Below is a pragmatic agenda, framed around decisions that are actionable even when disruptive events lack perfect attribution. These actions can be implemented within existing architectures, without requiring a fundamental shift away from current platforms. We consider immediate and longer-term steps for leaders of three key stakeholder groups: critical enterprises; hyperscalers and colocation providers; and governments and regulators.

Critical Enterprises (finance, energy, telecom, health)

In the next 30-90 days, enterprise leaders should: validate that "multi‑AZ" is not in name only (shared power, shared control plane, shared identity); run a live failover test to a different region (or provider) with a measured RTO/RPO, after ensuring that data residency and sovereignty requirements are still fulfilled; map key SaaS dependencies to physical hosting regions; and identify single‑region vendor exposures. In the coming 12-24 months, they should: move the most critical workloads to active‑active or warm‑standby multi‑region designs; negotiate contractual rights to exit/portability, including data egress and escrow; build dual connectivity (terrestrial plus satellite where justified); and test routing resilience.

Hyperscalers and colocation

Within the next 90 days, leaders at these organizations should: improve "break‑glass" migration tooling and communications that work under duress; stress-test correlated‑failure assumptions (multiple facilities/AZs; local access denial); and review physical security and emergency response procedures with local authorities.

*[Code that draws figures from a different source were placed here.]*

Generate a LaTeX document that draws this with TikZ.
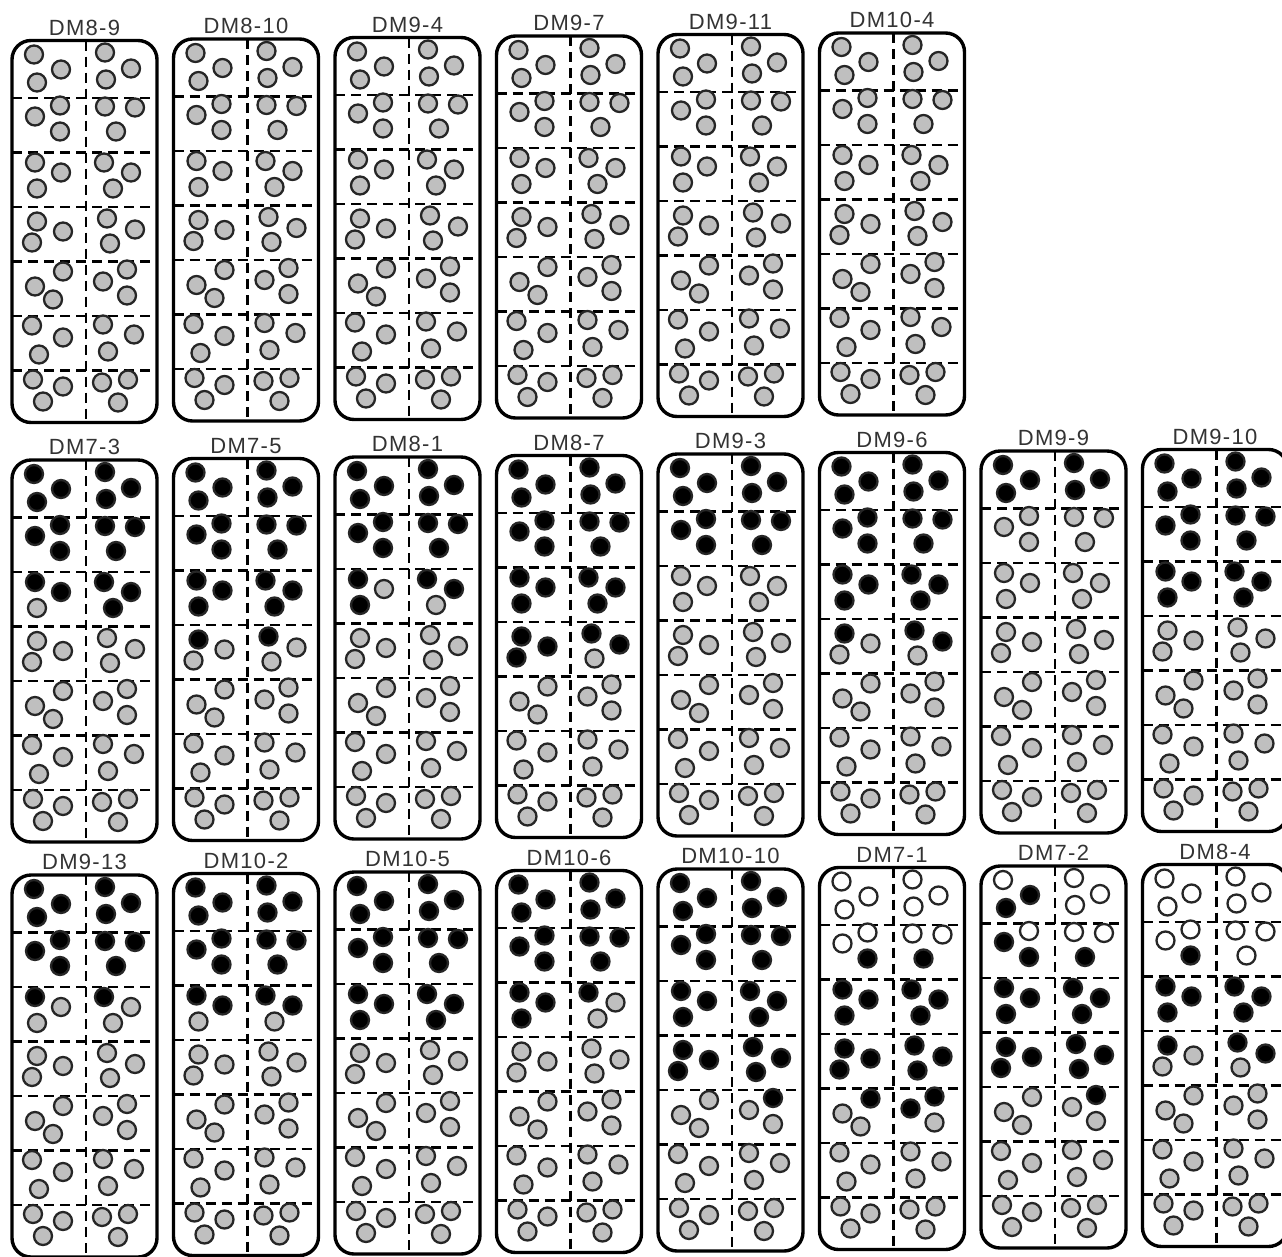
\documentclass[tikz,border=0pt]{standalone}
\usepackage{fontspec}
\usepackage{tikz}
\usetikzlibrary{positioning}
\newfontfamily\tagfont[LetterSpace=6]{Liberation Sans}

\colorlet{seedg}{black!25}
\colorlet{seedb}{black}
\colorlet{seedw}{white}

% seed centres inside a plate, three per cell, cells row by row (left, right)
\def\seedx{{22,49,25, 93,119,94, 23,48,48, 93,123,104, 23,49,25, 92,119,101,
  25,51,20, 95,123,98, 51,23,41, 91,115,115, 20,51,27, 91,122,96,
  21,51,31, 90,116,106}}
\def\seedy{{14,29,42, 12,28,39, 76,65,91, 66,67,91, 122,132,148, 122,132,148,
  181,191,202, 178,189,203, 231,246,259, 241,229,255, 285,297,314, 284,294,311,
  339,346,361, 342,339,362}}
\def\splitcode#1#2#3{\def\fa{#1}\def\fb{#2}\def\fc{#3}}

% plate: name, x, y, tag, cell codes
\newcommand{\seedplate}[5]{%
  \node[plate] (#1) at (#2,#3) {};
  \node[platetag, above=5pt of #1] (#1-tag) {#4};
  \begin{scope}[shift={(#1.north west)}]
    \foreach \yline in {57.5,112,166.5,221,275.5,330}
      \draw[divider] (0,\yline) -- (145,\yline);
    \draw[divider] (74,0) -- (74,382);
    \foreach \code [count=\k from 0] in {#5} {
      \expandafter\splitcode\code
      \foreach \j/\f in {0/\fa,1/\fb,2/\fc} {
        \pgfmathsetmacro\sx{\seedx[3*\k+\j]}
        \pgfmathsetmacro\sy{\seedy[3*\k+\j]}
        \draw[seed, fill=seed\f] (\sx,\sy) circle[radius=9pt];
      }
    }
  \end{scope}
  \draw[line width=3.4pt, rounded corners=19pt] (#1.north west) rectangle (#1.south east);
}

\begin{document}
\begin{tikzpicture}[x=1pt, y=-1pt,
    plate/.style={line width=3.4pt, minimum width=145pt, minimum height=382pt, inner sep=0pt, outer sep=0pt, anchor=north west},
    platetag/.style={font={\tagfont\fontsize{22}{22}\selectfont}, inner sep=0pt, text=black!80},
    divider/.style={line width=2.4pt, dash pattern=on 10pt off 6pt},
    seed/.style={line width=2.3pt, draw=black!85}
]
\useasboundingbox (0,0) rectangle (1282,1256);

% top row
\seedplate{dm8-9}{12}{40.5}{DM8-9}{ggg,ggg, ggg,ggg, ggg,ggg, ggg,ggg, ggg,ggg, ggg,ggg, ggg,ggg}
\seedplate{dm8-10}{173.5}{39}{DM8-10}{ggg,ggg, ggg,ggg, ggg,ggg, ggg,ggg, ggg,ggg, ggg,ggg, ggg,ggg}
\seedplate{dm9-4}{335}{37.5}{DM9-4}{ggg,ggg, ggg,ggg, ggg,ggg, ggg,ggg, ggg,ggg, ggg,ggg, ggg,ggg}
\seedplate{dm9-7}{496.5}{36}{DM9-7}{ggg,ggg, ggg,ggg, ggg,ggg, ggg,ggg, ggg,ggg, ggg,ggg, ggg,ggg}
\seedplate{dm9-11}{658}{34.5}{DM9-11}{ggg,ggg, ggg,ggg, ggg,ggg, ggg,ggg, ggg,ggg, ggg,ggg, ggg,ggg}
\seedplate{dm10-4}{819.5}{33}{DM10-4}{ggg,ggg, ggg,ggg, ggg,ggg, ggg,ggg, ggg,ggg, ggg,ggg, ggg,ggg}

% middle row
\seedplate{dm7-3}{12}{460}{DM7-3}{bbb,bbb, bbb,bbb, bbg,bbb, ggg,ggg, ggg,ggg, ggg,ggg, ggg,ggg}
\seedplate{dm7-5}{173.5}{458.5}{DM7-5}{bbb,bbb, bbb,bbb, bbb,bbb, bgg,bgg, ggg,ggg, ggg,ggg, ggg,ggg}
\seedplate{dm8-1}{335}{457}{DM8-1}{bbb,bbb, bbb,bbb, bgb,bbg, ggg,ggg, ggg,ggg, ggg,ggg, ggg,ggg}
\seedplate{dm8-7}{496.5}{455.5}{DM8-7}{bbb,bbb, bbb,bbb, bbb,bbb, bbb,bbg, ggg,ggg, ggg,ggg, ggg,ggg}
\seedplate{dm9-3}{658}{454}{DM9-3}{bbb,bbb, bbb,bbb, ggg,ggg, ggg,ggg, ggg,ggg, ggg,ggg, ggg,ggg}
\seedplate{dm9-6}{819.5}{452.5}{DM9-6}{bbb,bbb, bbb,bbb, bbb,bbb, bgg,bbg, ggg,ggg, ggg,ggg, ggg,ggg}
\seedplate{dm9-9}{981}{451}{DM9-9}{bbb,bbb, ggg,ggg, ggg,ggg, ggg,ggg, ggg,ggg, ggg,ggg, ggg,ggg}
\seedplate{dm9-10}{1142.5}{449.5}{DM9-10}{bbb,bbb, bbb,bbb, bbb,bbb, ggg,ggg, ggg,ggg, ggg,ggg, ggg,ggg}

% bottom row
\seedplate{dm9-13}{12}{875}{DM9-13}{bbb,bbb, bbb,bbb, bgg,bgg, ggg,ggg, ggg,ggg, ggg,ggg, ggg,ggg}
\seedplate{dm10-2}{173.5}{873.5}{DM10-2}{bbb,bbb, bbb,bbb, bbg,bbg, ggg,ggg, ggg,ggg, ggg,ggg, ggg,ggg}
\seedplate{dm10-5}{335}{872}{DM10-5}{bbb,bbb, bbb,bbb, bbb,bbb, ggg,ggg, ggg,ggg, ggg,ggg, ggg,ggg}
\seedplate{dm10-6}{496.5}{870.5}{DM10-6}{bbb,bbb, bbb,bbb, bbb,bgg, ggg,ggg, ggg,ggg, ggg,ggg, ggg,ggg}
\seedplate{dm10-10}{658}{869}{DM10-10}{bbb,bbb, bbb,bbb, bbb,bbb, bbb,bbb, ggg,gbg, ggg,ggg, ggg,ggg}
\seedplate{dm7-1}{819.5}{867.5}{DM7-1}{www,www, wwb,wwb, bbb,bbb, bbb,bbb, bgg,bbg, ggg,ggg, ggg,ggg}
\seedplate{dm7-2}{981}{866}{DM7-2}{wbb,www, bwb,wwb, bbb,bbb, bbb,bbb, ggg,gbg, ggg,ggg, ggg,ggg}
\seedplate{dm8-4}{1142.5}{864.5}{DM8-4}{www,www, wwb,www, bbb,bbb, bgg,bbg, ggg,ggg, ggg,ggg, ggg,ggg}
\end{tikzpicture}
\end{document}
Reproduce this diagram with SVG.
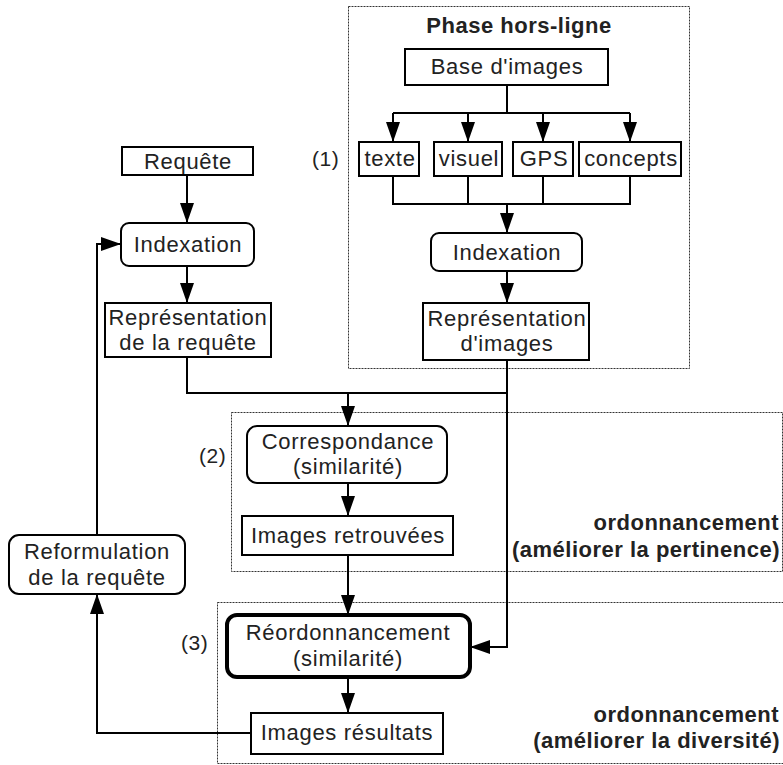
<svg xmlns="http://www.w3.org/2000/svg" width="783" height="765" viewBox="0 0 783 765">
  <style>
    .box { fill: #fff; stroke: #000; stroke-width: 2; }
    .thick { fill: #fff; stroke: #000; stroke-width: 4; }
    .zone { fill: none; stroke: #333; stroke-width: 1; stroke-dasharray: 2 1; }
    .t { font-family: "Liberation Sans", Arial, sans-serif; font-size: 22px; letter-spacing: 0.7px; fill: #222; text-anchor: middle; }
    .lbl { font-family: "Liberation Sans", Arial, sans-serif; font-size: 21px; letter-spacing: 0.5px; fill: #222; }
    .b { font-family: "Liberation Sans", Arial, sans-serif; font-size: 22px; font-weight: bold; letter-spacing: 0.5px; fill: #222; }
    .end { text-anchor: end; }
    .mid { text-anchor: middle; }
    .c { fill: none; stroke: #000; stroke-width: 2; }
    .ca { fill: none; stroke: #000; stroke-width: 2; marker-end: url(#arr); }
  </style>
  <defs>
    <marker id="arr" viewBox="0 0 20 14" refX="20" refY="7" markerWidth="20" markerHeight="14" markerUnits="userSpaceOnUse" orient="auto">
      <path d="M0,0 L20,7 L0,14 Z" fill="#000"/>
    </marker>
  </defs>

  <!-- dotted zones -->
  <g id="zones">
    <rect class="zone" x="348.5" y="6.5" width="341" height="362"/>
    <rect class="zone" x="231.5" y="412.5" width="551" height="159"/>
    <rect class="zone" x="217.5" y="602.5" width="570" height="161"/>
  </g>

  <!-- connectors -->
  <g id="connectors">
    <polyline class="c" points="507,85 507,113"/>
    <polyline class="c" points="393,113 630,113"/>
    <line class="ca" x1="393" y1="113" x2="393" y2="142"/>
    <line class="ca" x1="468" y1="113" x2="468" y2="142"/>
    <line class="ca" x1="543" y1="113" x2="543" y2="142"/>
    <line class="ca" x1="630" y1="113" x2="630" y2="142"/>
    <polyline class="c" points="393,176 393,204 630,204 630,176"/>
    <line class="c" x1="468" y1="176" x2="468" y2="204"/>
    <line class="c" x1="543" y1="176" x2="543" y2="204"/>
    <line class="ca" x1="507" y1="204" x2="507" y2="233"/>
    <line class="ca" x1="507" y1="271" x2="507" y2="303"/>
    <line class="ca" x1="187" y1="175" x2="187" y2="223"/>
    <line class="ca" x1="187" y1="266" x2="187" y2="303"/>
    <polyline class="c" points="187,357 187,393 507,393"/>
    <polyline class="ca" points="507,360 507,647 470,647"/>
    <line class="ca" x1="348" y1="393" x2="348" y2="426"/>
    <line class="ca" x1="348" y1="483" x2="348" y2="516"/>
    <line class="ca" x1="348" y1="555" x2="348" y2="615"/>
    <line class="ca" x1="348" y1="677" x2="348" y2="713"/>
    <polyline class="ca" points="251,733 97,733 97,594"/>
    <polyline class="ca" points="97,535 97,244 121,244"/>
  </g>

  <!-- offline phase -->
  <text class="b mid" x="519" y="33">Phase hors-ligne</text>
  <g id="base-images">
    <rect class="box" x="405" y="49" width="203" height="36"/>
    <text class="t" x="507" y="74">Base d'images</text>
  </g>
  <g id="texte">
    <rect class="box" x="359" y="142" width="60" height="34"/>
    <text class="t" x="390" y="166">texte</text>
  </g>
  <g id="visuel">
    <rect class="box" x="434" y="142" width="68" height="34"/>
    <text class="t" x="469" y="166">visuel</text>
  </g>
  <g id="gps">
    <rect class="box" x="513" y="142" width="60" height="34"/>
    <text class="t" x="544" y="166">GPS</text>
  </g>
  <g id="concepts">
    <rect class="box" x="579" y="142" width="102" height="34"/>
    <text class="t" x="631" y="166">concepts</text>
  </g>
  <text class="lbl" x="312" y="166">(1)</text>
  <g id="indexation-images">
    <rect class="box" x="431" y="233" width="151" height="38" rx="8"/>
    <text class="t" x="507" y="260">Indexation</text>
  </g>
  <g id="representation-images">
    <rect class="box" x="423" y="303" width="166" height="57"/>
    <text class="t" x="507" y="326">Représentation</text>
    <text class="t" x="507" y="351">d'images</text>
  </g>

  <!-- query side -->
  <g id="requete">
    <rect class="box" x="122" y="147" width="131" height="28"/>
    <text class="t" x="188" y="169">Requête</text>
  </g>
  <g id="indexation-requete">
    <rect class="box" x="121" y="223" width="133" height="43" rx="8"/>
    <text class="t" x="188" y="252">Indexation</text>
  </g>
  <g id="representation-requete">
    <rect class="box" x="105" y="303" width="166" height="54"/>
    <text class="t" x="188" y="325">Représentation</text>
    <text class="t" x="188" y="350">de la requête</text>
  </g>
  <g id="reformulation">
    <rect class="box" x="9" y="535" width="176" height="59" rx="10"/>
    <text class="t" x="97" y="559">Reformulation</text>
    <text class="t" x="97" y="585">de la requête</text>
  </g>

  <!-- matching -->
  <text class="lbl" x="199" y="463">(2)</text>
  <g id="correspondance">
    <rect class="box" x="247" y="426" width="200" height="57" rx="10"/>
    <text class="t" x="348" y="449">Correspondance</text>
    <text class="t" x="348" y="474">(similarité)</text>
  </g>
  <g id="images-retrouvees">
    <rect class="box" x="242" y="516" width="211" height="39"/>
    <text class="t" x="348" y="543">Images retrouvées</text>
  </g>
  <text class="b end" x="779" y="530">ordonnancement</text>
  <text class="b end" x="780" y="557">(améliorer la pertinence)</text>

  <!-- re-ranking -->
  <text class="lbl" x="181" y="650">(3)</text>
  <g id="reordonnancement">
    <rect class="thick" x="227" y="615" width="243" height="62" rx="10"/>
    <text class="t" x="348" y="640">Réordonnancement</text>
    <text class="t" x="348" y="666">(similarité)</text>
  </g>
  <g id="images-resultats">
    <rect class="box" x="251" y="713" width="192" height="41"/>
    <text class="t" x="347" y="740">Images résultats</text>
  </g>
  <text class="b end" x="779" y="722">ordonnancement</text>
  <text class="b end" x="780" y="748">(améliorer la diversité)</text>
</svg>
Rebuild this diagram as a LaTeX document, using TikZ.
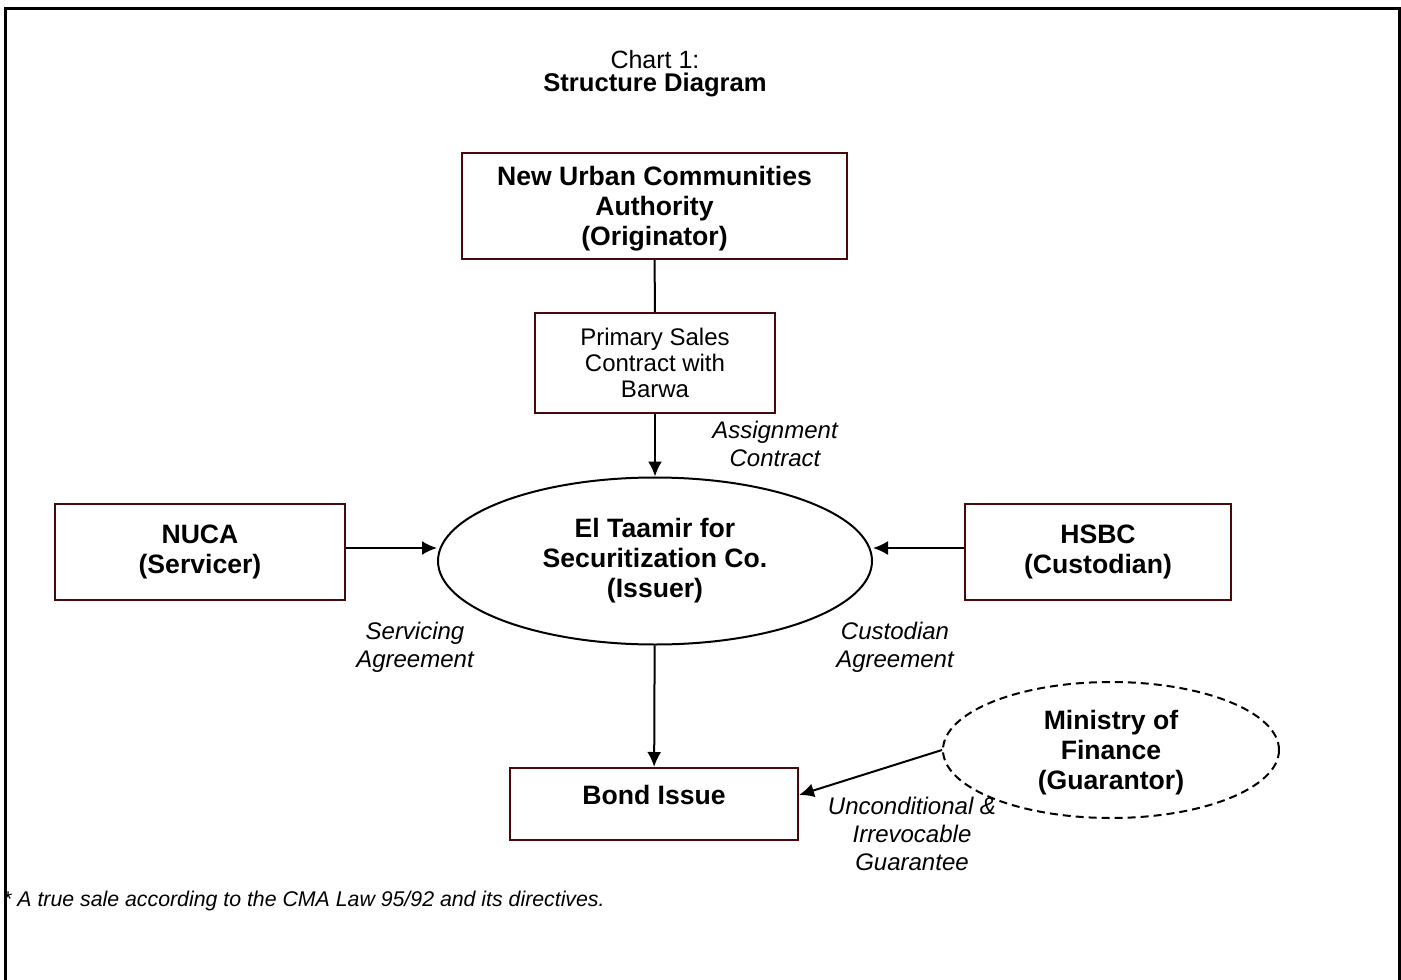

In the next 12-24 months, they should: expand options for segmented, higher‑assurance offerings (including dispersed footprints); harden critical dependencies, including grid interconnect diversity, water resilience, and fuel logistics; and treat interconnection (carrier hotels/IXPs) as first‑class resilience design objects.

Governments and regulators

In the next 30-90 days, these leaders can: identify public services that are single‑region/single‑provider in conflict‑adjacent theaters; set minimum continuity expectations for critical services (tested failover, not paper plans); and establish channels for rapid coordination with providers during incidents. Within 12-24 months, they have an opportunity to: clarify policy for segmentation of defense‑critical compute (dispersion, hardening, sovereign controls); invest in strategic enablers like cable repair capacity, protected corridors, and grid resilience; and update resilience standards to include multi‑layer conflict scenarios (power, connectivity, and compute).

Bottom line

The March 2026 events challenge the assumption that cloud infrastructure is insulated from military conflict. In an AI-enabled world where commercial compute underpins both civilian and defense-relevant capabilities, leaders should act as if conflict could render regional cloud unavailable, and design for it.

Hyperscalers remain the best default platform for many mission-critical workloads because they offer depth of services, operational maturity, and economies of scale. The shift is away from the assumption that regional availability is guaranteed. Leaders should ensure the highest-consequence services have a tested survivability path across independent regions and dependencies. This path should include identity and management, so recovery does not depend on the very systems that are degraded during a crisis.

A useful lens is to consider how long critical functions can operate without reliance on the primary region’s power, connectivity, or control plane. Where continuity cannot be sustained over an extended disruption window, from several days to weeks, resilience remains incomplete.

Ultimately, digital infrastructure resilience will depend on the ability of leaders to decouple critical services from single points of failure across the relevant physical stacks.